Data entries »
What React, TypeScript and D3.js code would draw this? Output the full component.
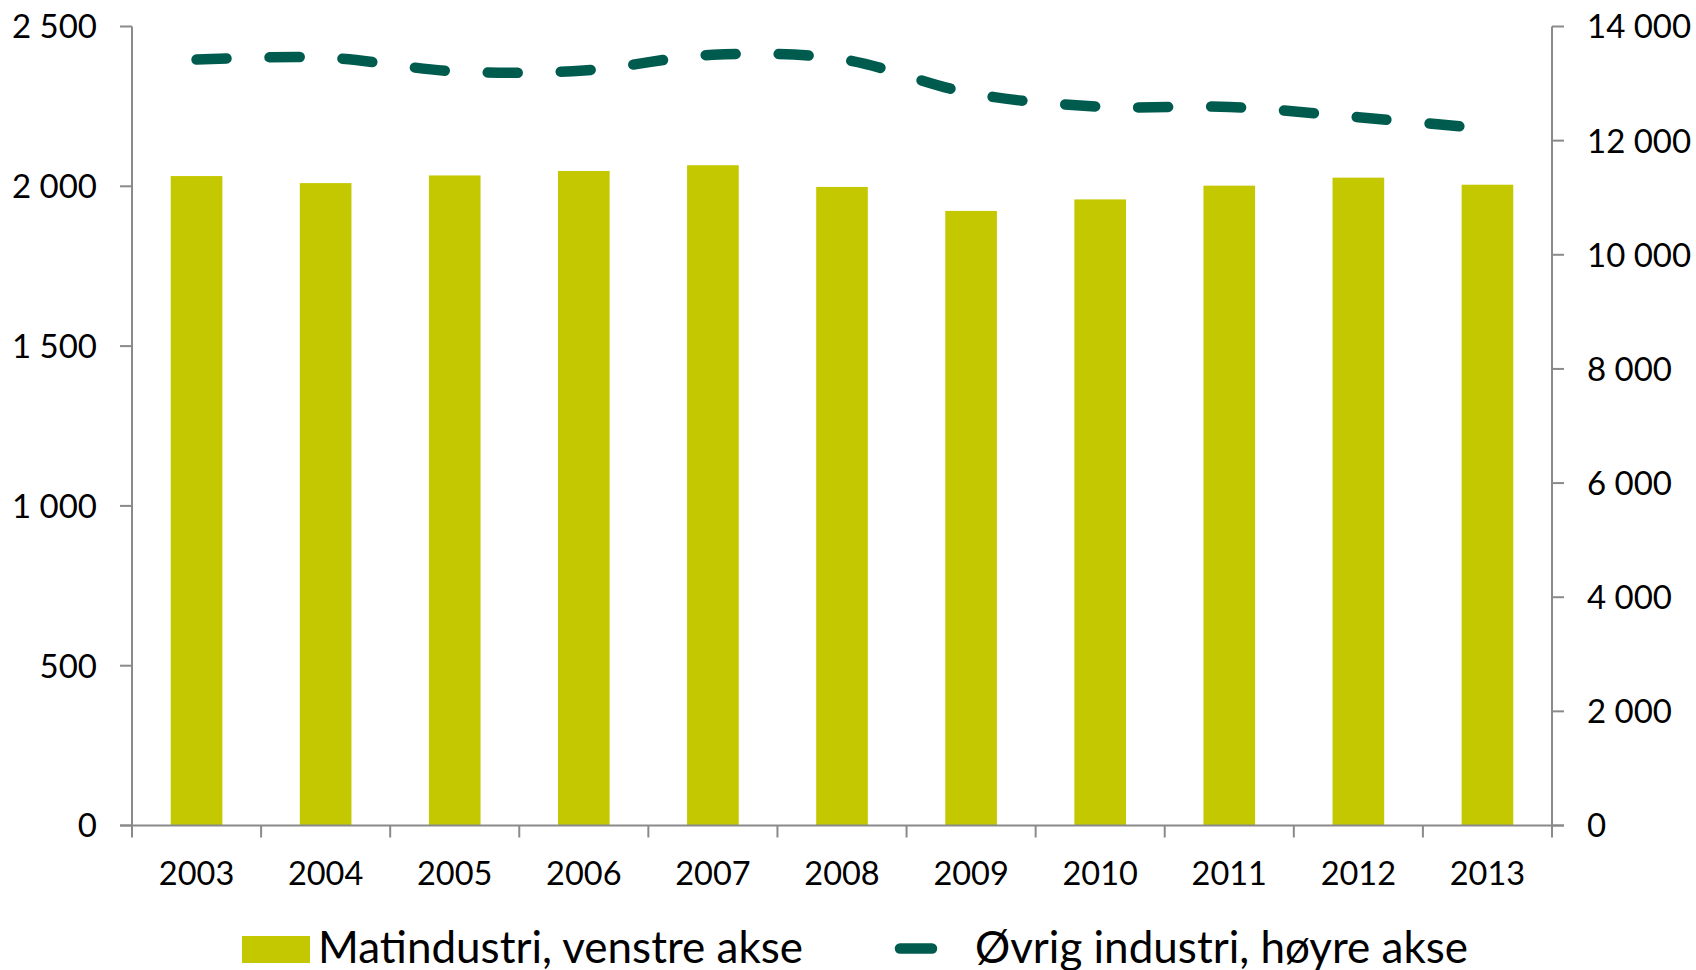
import React from "react";
import * as d3 from "d3";

const years = ["2003", "2004", "2005", "2006", "2007", "2008", "2009", "2010", "2011", "2012", "2013"];
const matindustri = [2032, 2010, 2034, 2048, 2066, 1998, 1923, 1959, 2002, 2027, 2005];
const ovrigIndustri = [13420, 13455, 13215, 13230, 13505, 13425, 12830, 12595, 12590, 12410, 12205];
const leftTicks = [0, 500, 1000, 1500, 2000, 2500];
const rightTicks = [0, 2000, 4000, 6000, 8000, 10000, 12000, 14000];
const legendLabels = ["Matindustri, venstre akse", "Øvrig industri, høyre akse"];

const W = 1696;
const H = 970;
const left = 132;
const right = 1552;
const top = 26.5;
const bottom = 825.5;
const BAR = "#C4C800";
const LINE = "#005B4F";
const AXIS = "#8A8A8A";
const FONT = "Lato, 'Open Sans', sans-serif";

const fmt = (v: number) => d3.format(",")(v).replace(/,/g, " ");

export default function App() {
  const x = d3.scaleBand<string>().domain(years).range([left, right]).paddingInner(0.6).paddingOuter(0.3);
  const yL = d3.scaleLinear().domain([0, 2500]).range([bottom, top]);
  const yR = d3.scaleLinear().domain([0, 14000]).range([bottom, top]);
  const step = x.step();
  const cx = (y: string) => (x(y) as number) + x.bandwidth() / 2;
  const line = d3
    .line<number>()
    .x((_, i) => cx(years[i]))
    .y((d) => yR(d))
    .curve(d3.curveCatmullRom.alpha(0.5));
  const boundaries = d3.range(years.length + 1).map((i) => left + i * step);

  return (
    <svg width={W} height={H} style={{ position: "absolute", left: 0, top: 0, background: "#fff" }} fontFamily={FONT}>
      {/* bars */}
      {matindustri.map((v, i) => (
        <rect key={years[i]} x={x(years[i])} y={yL(v)} width={x.bandwidth()} height={bottom - yL(v)} fill={BAR} />
      ))}
      {/* axes */}
      <line x1={left} x2={left} y1={top} y2={bottom} stroke={AXIS} strokeWidth={2} />
      <line x1={right} x2={right} y1={top} y2={bottom} stroke={AXIS} strokeWidth={2} />
      <line x1={left - 12} x2={right + 12} y1={bottom} y2={bottom} stroke={AXIS} strokeWidth={2} />
      {leftTicks.map((t) => (
        <g key={"l" + t}>
          <line x1={left - 12} x2={left} y1={yL(t)} y2={yL(t)} stroke={AXIS} strokeWidth={2} />
          <text x={97} y={yL(t)} dy="0.36em" textAnchor="end" fontSize={33} fill="#000">
            {fmt(t)}
          </text>
        </g>
      ))}
      {rightTicks.map((t) => (
        <g key={"r" + t}>
          <line x1={right} x2={right + 12} y1={yR(t)} y2={yR(t)} stroke={AXIS} strokeWidth={2} />
          <text x={1587} y={yR(t)} dy="0.36em" textAnchor="start" fontSize={33} fill="#000">
            {fmt(t)}
          </text>
        </g>
      ))}
      {boundaries.map((b, i) => (
        <line key={"b" + i} x1={b} x2={b} y1={bottom} y2={bottom + 12} stroke={AXIS} strokeWidth={2} />
      ))}
      {years.map((y) => (
        <text key={"x" + y} x={cx(y)} y={885} textAnchor="middle" fontSize={32.5} fill="#000">
          {y}
        </text>
      ))}
      {/* line */}
      <path
        d={line(ovrigIndustri) || ""}
        fill="none"
        stroke={LINE}
        strokeWidth={10.5}
        strokeLinecap="round"
        strokeDasharray="30 43"
      />
      {/* legend */}
      <rect x={242} y={936} width={68} height={27} fill={BAR} />
      <text x={318} y={963} fontSize={44} fill="#000">
        {legendLabels[0]}
      </text>
      <line x1={900} x2={932} y1={948.5} y2={948.5} stroke={LINE} strokeWidth={10.5} strokeLinecap="round" />
      <text x={975} y={963} fontSize={44} fill="#000">
        {legendLabels[1]}
      </text>
    </svg>
  );
}
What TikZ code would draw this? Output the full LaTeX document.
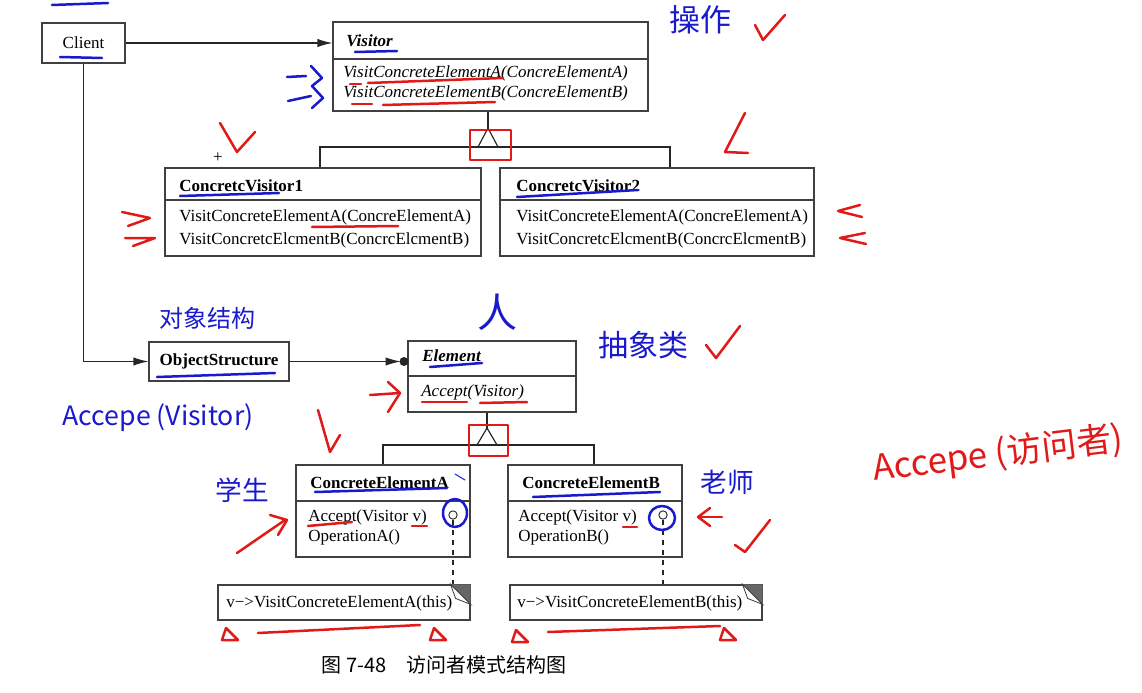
\documentclass[tikz,border=0pt]{standalone}
\usepackage{fontspec}
\setmainfont{Liberation Serif}
\newfontfamily\cjk{Noto Sans CJK SC}
\usetikzlibrary{arrows.meta,fit,calc}
\definecolor{inkblue}{RGB}{25,25,205}
\definecolor{inkred}{RGB}{225,25,25}
\tikzset{
  cls/.style={draw=black!75, line width=0.7pt, inner sep=0pt},
  conn/.style={draw=black!85, line width=0.7pt},
  arr/.style={-{Latex[length=9pt,width=5pt]}},
  txt/.style={anchor=west, inner sep=0pt, font=\fontsize{10.2}{12}\selectfont},
  ink/.style={line width=1.5pt, line cap=round, line join=round},
  bink/.style={ink, draw=inkblue},
  rink/.style={ink, draw=inkred},
  hand/.style={inner sep=0pt, text=inkblue},
}
\begin{document}
\begin{tikzpicture}[x=0.6pt,y=-0.6pt]
    \useasboundingbox (0,0) rectangle (1142,693);
    % Client and Visitor
    \node[cls, fit={(42,23) (125,63)}] (client) {};
    \node[txt, anchor=center] (clientT) at (client) {Client};
    \node[cls, fit={(333,22) (648,111)}] (visitor) {};
    \draw[cls] (visitor.west |- 0,59) -- (visitor.east |- 0,59);
    \node[txt] (visitorT) at (346,41) {\textbf{\textit{Visitor}}};
    \node[txt] (visitorM1) at (343,73) {\textit{VisitConcreteElementA(ConcreElementA)}};
    \node[txt] (visitorM2) at (343,93) {\textit{VisitConcreteElementB(ConcreElementB)}};
    \draw[conn, arr] (client.east) -- (client.east -| visitor.west);
    % concrete visitors
    \node[cls, fit={(165,168) (481,256)}] (cv1) {};
    \draw[cls] (cv1.west |- 0,200) -- (cv1.east |- 0,200);
    \node[txt] (cv1T) at (179,186) {\textbf{ConcretcVisitor1}};
    \node[txt] (cv1M1) at (179,217) {VisitConcreteElementA(ConcreElementA)};
    \node[txt] (cv1M2) at (179,240) {VisitConcretcElcmentB(ConcrcElcmentB)};
    \node[cls, fit={(500,168) (814,256)}] (cv2) {};
    \draw[cls] (cv2.west |- 0,200) -- (cv2.east |- 0,200);
    \node[txt] (cv2T) at (516,186) {\textbf{ConcretcVisitor2}};
    \node[txt] (cv2M1) at (516,217) {VisitConcreteElementA(ConcreElementA)};
    \node[txt] (cv2M2) at (516,240) {VisitConcretcElcmentB(ConcrcElcmentB)};
    \node[txt, anchor=center] (plus) at (218,158) {+};
    \coordinate (g1) at (488,128);
    \draw[conn] (visitor.south -| g1) -- (g1);
    \draw[conn] (478,147) -- (g1) -- (498,147);
    \draw[conn] (cv1.north -| 320,0) -- (320,147) -- (670,147) -- (cv2.north -| 670,0);
    % object structure and element
    \node[cls, fit={(149,342) (289,381)}] (objs) {};
    \node[txt, anchor=center] (objsT) at (objs) {\textbf{ObjectStructure}};
    \node[cls, fit={(408,341) (576,412)}] (elem) {};
    \draw[cls] (elem.west |- 0,376) -- (elem.east |- 0,376);
    \node[txt] (elemT) at (422,356) {\textbf{\textit{Element}}};
    \node[txt] (elemM) at (421,392) {\textit{Accept(Visitor)}};
    \draw[conn, arr] (client.south) |- (objs.west);
    \coordinate (dot) at (404,361.5);
    \draw[conn, arr, shorten >=2pt] (objs.east) -- (dot);
    \fill[black!85] (dot) circle (4.5);
    % concrete elements
    \node[cls, fit={(296,465) (470,557)}] (ceA) {};
    \draw[cls] (ceA.west |- 0,501) -- (ceA.east |- 0,501);
    \node[txt] (ceAT) at (310,483) {\textbf{ConcreteElementA}};
    \node[txt] (ceAM1) at (308,517) {Accept(Visitor v)};
    \node[txt] (ceAM2) at (308,537) {OperationA()};
    \node[cls, fit={(508,465) (682,557)}] (ceB) {};
    \draw[cls] (ceB.west |- 0,501) -- (ceB.east |- 0,501);
    \node[txt] (ceBT) at (522,483) {\textbf{ConcreteElementB}};
    \node[txt] (ceBM1) at (518,517) {Accept(Visitor v)};
    \node[txt] (ceBM2) at (518,537) {OperationB()};
    \coordinate (g2) at (487,428);
    \draw[conn] (elem.south -| g2) -- (g2);
    \draw[conn] (477,445) -- (g2) -- (497,445);
    \draw[conn] (ceA.north -| 383,0) -- (383,445) -- (594,445) -- (ceB.north -| 594,0);
    % notes
    \node[draw=black!80, circle, inner sep=0pt, minimum size=5pt, line width=0.6pt] (ocA) at (453,515) {};
    \node[draw=black!80, circle, inner sep=0pt, minimum size=5pt, line width=0.6pt] (ocB) at (663,515) {};
    \node[cls, fit={(218,585) (470,620)}] (noteA) {};
    \node[txt] (noteAT) at (226,603) {v−>VisitConcreteElementA(this)};
    \node[cls, fit={(510,585) (762,620)}] (noteB) {};
    \node[txt] (noteBT) at (517,603) {v−>VisitConcreteElementB(this)};
    \draw[conn, dashed] (ocA.south) -- (ocA.south |- noteA.north);
    \draw[conn, dashed] (ocB.south) -- (ocB.south |- noteB.north);
    \foreach \n in {noteA,noteB} {
        \fill[black!60] ($(\n.north east)+(-20,0)$) -- (\n.north east) -- ($(\n.north east)+(0,20)$) -- cycle;
        \filldraw[fill=white, draw=black!75, line width=0.5pt] ($(\n.north east)+(-20,0)$) -- ($(\n.north east)+(-15,14)$) -- ($(\n.north east)+(0,20)$) -- cycle;
    }
    \node[font=\cjk\fontsize{12}{14}\selectfont] (caption) at (444,665) {图 7-48\quad 访问者模式结构图};
    % blue ink
    \draw[bink] (52,5) -- (108,3);
    \draw[bink] (60,57) -- (102,58);
    \draw[bink] (355,52) -- (397,51);
    \draw[bink] (287,77) -- (306,76);
    \draw[bink] (288,101) -- (311,96);
    \draw[bink] (311,66) -- (322,78) -- (312,86) -- (323,98) -- (312,108);
    \draw[bink] (180,196) -- (279,193);
    \draw[bink] (517,197) -- (638,190);
    \draw[bink] (157,377) -- (275,373);
    \draw[bink] (430,367) -- (482,363);
    \draw[bink] (315,492) -- (447,488);
    \draw[bink, line width=0.6pt] (455,474) -- (465,480);
    \draw[bink] (533,497) -- (660,492);
    \draw[bink] (455,513) ellipse (12 and 14);
    \draw[bink] (662,518) ellipse (13 and 12);
    \node[hand, font=\cjk\fontsize{18.6}{20}\selectfont] (hOp) at (700,20) {操作};
    \node[hand, font=\cjk\fontsize{14.4}{16}\selectfont] (hObj) at (207,318) {对象结构};
    \node[hand, font=\cjk\fontsize{24}{26}\selectfont] (hRen) at (497,312) {人};
    \node[hand, font=\cjk\fontsize{18}{20}\selectfont] (hAbs) at (643,345) {抽象类};
    \node[hand, font=\cjk\fontsize{16}{18}\selectfont] (hStu) at (242,490) {学生};
    \node[hand, font=\cjk\fontsize{16}{18}\selectfont] (hTea) at (727,482) {老师};
    \node[hand, font=\cjk\fontsize{16}{18}\selectfont] (hAccL) at (158,418) {Accepe (Visitor)};
    \node[hand, text=inkred, rotate=7, font=\cjk\fontsize{21}{23}\selectfont] (hAccR) at (998,455) {Accepe (访问者)};
    % red ink
    \draw[rink] (755,25) -- (763,40) -- (785,15);
    \draw[rink] (220,123) -- (237,152) -- (255,132);
    \draw[rink] (745,113) -- (725,152) -- (748,153);
    \draw[rink] (706,345) -- (716,358) -- (740,326);
    \draw[rink] (735,545) -- (745,552) -- (770,520);
    \draw[rink] (470,130) rectangle (511,160);
    \draw[rink] (469,425) rectangle (508,456);
    \draw[rink] (350,84) -- (361,84);
    \draw[rink] (368,83) -- (503,78);
    \draw[rink] (352,104) -- (372,104);
    \draw[rink] (383,105) -- (495,102);
    \draw[rink] (312,227) -- (398,226);
    \draw[rink] (122,212) -- (150,218) -- (128,226);
    \draw[rink] (125,238) -- (155,238) -- (133,246);
    \draw[rink] (860,205) -- (838,211) -- (862,217);
    \draw[rink] (865,233) -- (840,238) -- (866,244);
    \draw[rink] (370,395) -- (400,393);
    \draw[rink] (388,382) -- (400,393) -- (388,412);
    \draw[rink] (422,402) -- (467,402);
    \draw[rink] (480,403) -- (527,402);
    \draw[rink] (318,410) -- (330,452) -- (340,435);
    \draw[rink] (308,526) -- (352,522);
    \draw[rink] (412,526) -- (427,526);
    \draw[rink] (623,527) -- (637,527);
    \draw[rink] (237,553) -- (285,520);
    \draw[rink] (270,515) -- (287,520) -- (278,535);
    \draw[rink] (698,517) -- (722,517);
    \draw[rink] (710,508) -- (698,517) -- (710,526);
    \draw[rink] (258,633) -- (420,625);
    \draw[rink] (548,632) -- (720,626);
    \foreach \x/\y in {222/640, 430/640, 512/642, 720/640} {
        \draw[rink] (\x,\y) -- (\x+4,\y-12) -- (\x+16,\y) -- cycle;
    }
\end{tikzpicture}
\end{document}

Goal »
Pictures do not belong in the copy. Repeat only the lines from the top of the records through the line containing "const fmt = (v: number)".

Written response »
What React, TypeScript and D3.js code would draw this? Output the full component.
import React from "react";
import * as d3 from "d3";

const years = ["2003", "2004", "2005", "2006", "2007", "2008", "2009", "2010", "2011", "2012", "2013"];
const matindustri = [2032, 2010, 2034, 2048, 2066, 1998, 1923, 1959, 2002, 2027, 2005];
const ovrigIndustri = [13420, 13455, 13215, 13230, 13505, 13425, 12830, 12595, 12590, 12410, 12205];
const leftTicks = [0, 500, 1000, 1500, 2000, 2500];
const rightTicks = [0, 2000, 4000, 6000, 8000, 10000, 12000, 14000];
const legendLabels = ["Matindustri, venstre akse", "Øvrig industri, høyre akse"];

const W = 1696;
const H = 970;
const left = 132;
const right = 1552;
const top = 26.5;
const bottom = 825.5;
const BAR = "#C4C800";
const LINE = "#005B4F";
const AXIS = "#8A8A8A";
const FONT = "Lato, 'Open Sans', sans-serif";

const fmt = (v: number) => d3.format(",")(v).replace(/,/g, " ");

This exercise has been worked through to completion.